Thai state-owned operator CAT Telecom is seeking to enter a telecommunications infrastructure joint venture with private operator Dtac to allow it to continue generating revenue after its concession revenue dries up.
CAT's concession agreement with Dtac expires in September 2018, marking the end to the prior build-operate-transfer regulatory regime, whereby private operators paid a portion of their revenues to the state-owned operators. The market is instead transitioning to the more conventional spectrum licensing model.

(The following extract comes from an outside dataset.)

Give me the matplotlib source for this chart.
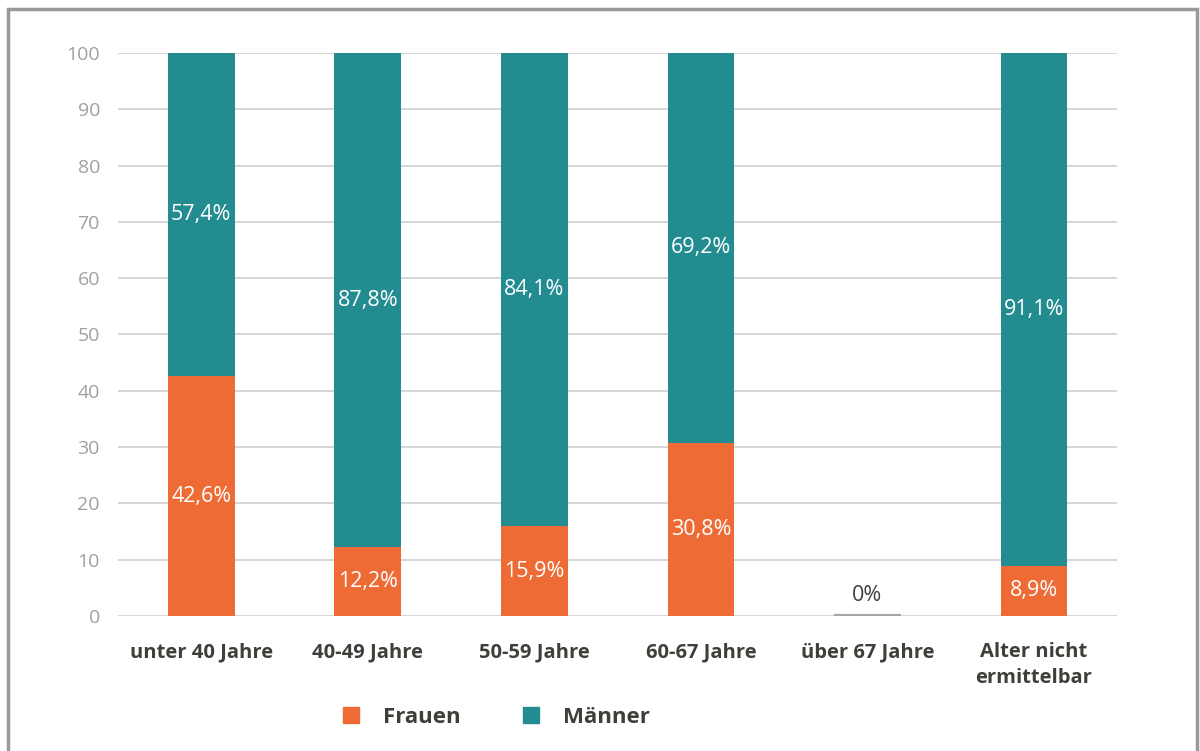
import numpy as np
import matplotlib.pyplot as plt
from matplotlib.patches import Patch, Rectangle

# Daten
kategorien = ["unter 40 Jahre", "40-49 Jahre", "50-59 Jahre", "60-67 Jahre",
              "über 67 Jahre", "Alter nicht\nermittelbar"]
frauen = [42.6, 12.2, 15.9, 30.8, 0.0, 8.9]
maenner = [57.4, 87.8, 84.1, 69.2, 0.0, 91.1]
yticks = list(range(0, 101, 10))

c_frauen = "#EE6B35"
c_maenner = "#238C91"
c_text = "#3f3f3a"

plt.rcParams['font.family'] = ['Open Sans', 'DejaVu Sans']

fig = plt.figure(figsize=(12, 7.51), dpi=100)
ax = fig.add_axes([0.0983, 0.1798, 0.8327, 0.7496])

x = np.arange(len(kategorien))
w = 0.4
ax.bar(x, frauen, w, color=c_frauen, zorder=3)
ax.bar(x, maenner, w, bottom=frauen, color=c_maenner, zorder=3)

lab = lambda v: ("%.1f%%" % v).replace(".", ",")
for i in range(len(x)):
    f, m = frauen[i], maenner[i]
    if f + m == 0:
        ax.hlines(0, x[i] - w / 2, x[i] + w / 2, color="#a6a6a6", lw=3, zorder=4)
        ax.text(x[i], 3.7, "0%", ha="center", va="center", color="#404040", fontsize=15.5)
        continue
    ax.text(x[i], f / 2, lab(f), ha="center", va="center", color="white", fontsize=15.5, zorder=5)
    ax.text(x[i], f + m / 2, lab(m), ha="center", va="center", color="white", fontsize=15.5, zorder=5)

ax.set_xlim(-0.5, len(x) - 0.5)
ax.set_ylim(0, 100)
ax.set_yticks(yticks)
ax.set_xticks(x)
ax.set_xticklabels(kategorien, fontsize=14.5, fontweight="bold", color=c_text, linespacing=1.4)
ax.tick_params(axis="y", length=0, labelsize=14, labelcolor="#a0a0a0", pad=13)
ax.tick_params(axis="x", length=0, pad=19)
for lbl in ax.get_xticklabels():
    lbl.set_verticalalignment("top")
ax.grid(axis="y", color="#d0d0d0", lw=1.2, zorder=0)
for s in ax.spines.values():
    s.set_visible(False)

handles = [Patch(color=c_frauen, label="Frauen"), Patch(color=c_maenner, label="Männer")]
leg = fig.legend(handles=handles, loc="center", bbox_to_anchor=(0.414, 0.045), ncol=2,
                 frameon=False, handlelength=0.7, handleheight=0.7, handletextpad=1.1,
                 columnspacing=2.8, prop={"size": 16, "weight": "bold"})
for t in leg.get_texts():
    t.set_color(c_text)

fig.patches.append(Rectangle((8 / 1200, -0.05), 1189 / 1200, 1.05 - 9 / 751,
                             transform=fig.transFigure, fill=False,
                             edgecolor="#999999", lw=2.5))

fig.savefig("out.png", dpi=100)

After this period CAT will be left without a sustainable revenue stream. Dtac will meanwhile need to transfer its roughly 13,000 2G mobile towers and base stations to CAT.
As the deadline approaches, the CAT board is exploring establishing a JV with Dtac for the operation of CAT's 2G mobile tower assets, the Bangkok Post reported.
Under the proposal, Dtac would need to invest nearly 10 billion baht () in exchange for a 51% stake in the venture, which would be named Telecom Tower Co. CAT would take the remaining 49% in exchange for transferring the tower assets to the venture.
According to the report, the CAT board believes that such an agreement would be mutually beneficial, as it would allow CAT to earn new revenue from the venture, while Dtac would be able to guarantee service continuity after the concession expires.
The proposal still requires approval from the Thai Cabinet, the report adds. CAT hopes that the venture will help it realize annual revenue of around 10 billion baht per year.